The New Testament reflects the same biblical cosmology. Take the description of the baptismal vision of Jesus: "... Jesus came from Nazareth of Galilee, and was baptized of John in Jordan. And straightway coming up out of the water, he saw the heavens opened, and the Spirit like a dove descending upon him" (Mark 1:9-10 KJV). "Heavens" in that verse can also be rendered "sky." It's that dome of the sky again, and when it splits apart God and His angels stand revealed. So now the passage makes more sense. Still, no dome, no sky that can be ripped.
And here's from Revelation: "And the stars of heaven fell unto the earth, even as a fig tree casteth her untimely figs, when she is shaken of a mighty wind. And the heaven departed as a scroll when it is rolled together; and every mountain and island were moved out of their places" (Rev. 6:13-14). The writer imagined stars falling to earth, just like that plummeting light fixture in The Truman Show, and the heavens, that dome of the sky again, rolling up like a scroll.
Some Mormon Passages
I'm not sure how Bible Christians deal with this disconnect between biblical cosmology and modern cosmology, but it's less of a problem for Mormons. First, we have D&C 77, which makes it clear that much of the imagery used by the writer of Revelation is just imagery. So the four beasts in Rev. 4:6 are "figurative expressions" that describe "heaven, the paradise of God, the happiness of man, and of beasts, and of creeping things, and of the fowls of the air ... (v. 2). Likewise, the eyes and wings of the beasts are "a representation of light and knowledge" and "a representation of power, to move, to act, etc." (v. 4). It's nice the D&C explicitly rejects hyperliteralism and approves a metaphorical reading of untenable passages.

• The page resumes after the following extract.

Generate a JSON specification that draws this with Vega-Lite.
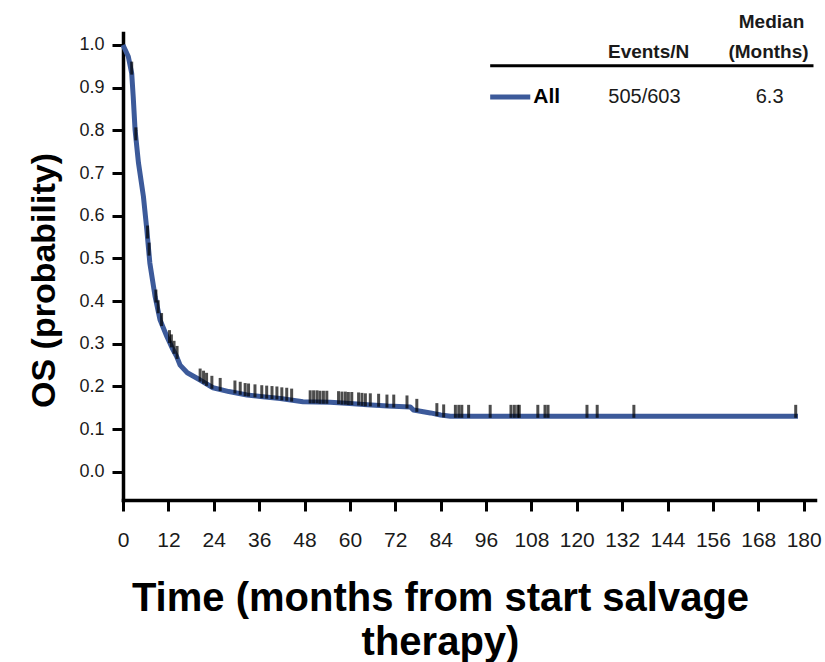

Next, we have a different religious cosmology. In general, I'm not a big fan of Book of Abraham astronomy, but in light of the biblical cosmology reviewed earlier in this post, Abraham 3 takes on a rather more expansive reading. Abraham has God addressing him as follows: "[B]ehold I will show you all these [stars]. And he put his hand upon mine eyes, and I saw those things which his hands had made, which were many; and they multiplied before mine eyes, and I could not see the end thereof" (Abr. 3:12). That sounds a lot bigger than the dome of the sky. There are about two hundred billion stars in just our own Milky Way galaxy — more than would fit on any dome. Hard to even imagine that many stars, but "I could not see the end thereof" points in the right direction.

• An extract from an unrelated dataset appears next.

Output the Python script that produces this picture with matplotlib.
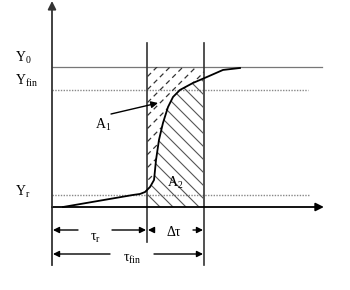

Finally, there is the first chapter of Moses, one of the more enigmatic passages of Mormon scripture. In what is presented as a prologue to the Genesis creation account, God tells Moses, "For mine own purpose have I made these things. ... And worlds without number have I created; and I also created them for mine own purpose ..." (Moses 1:31, 33). Shortly thereafter, we encounter this rather stunning passage:
And the Lord God spake unto Moses, saying: The heavens, they are many, and they cannot be numbered unto man; but they are numbered unto me, for they are mine. And as one earth shall pass away, and the heavens thereof even so shall another come; and there is no end to my works, neither to my words. (Moses 1:37-38)
Even more than the passage in Abraham, these verses in Moses clearly envision the sort of universe we have in mind today, one that is huge beyond description, simply beyond any human scale. Astronomers estimate there are a hundred billion galaxies. With billions of stars each. Cannot be numbered, indeed.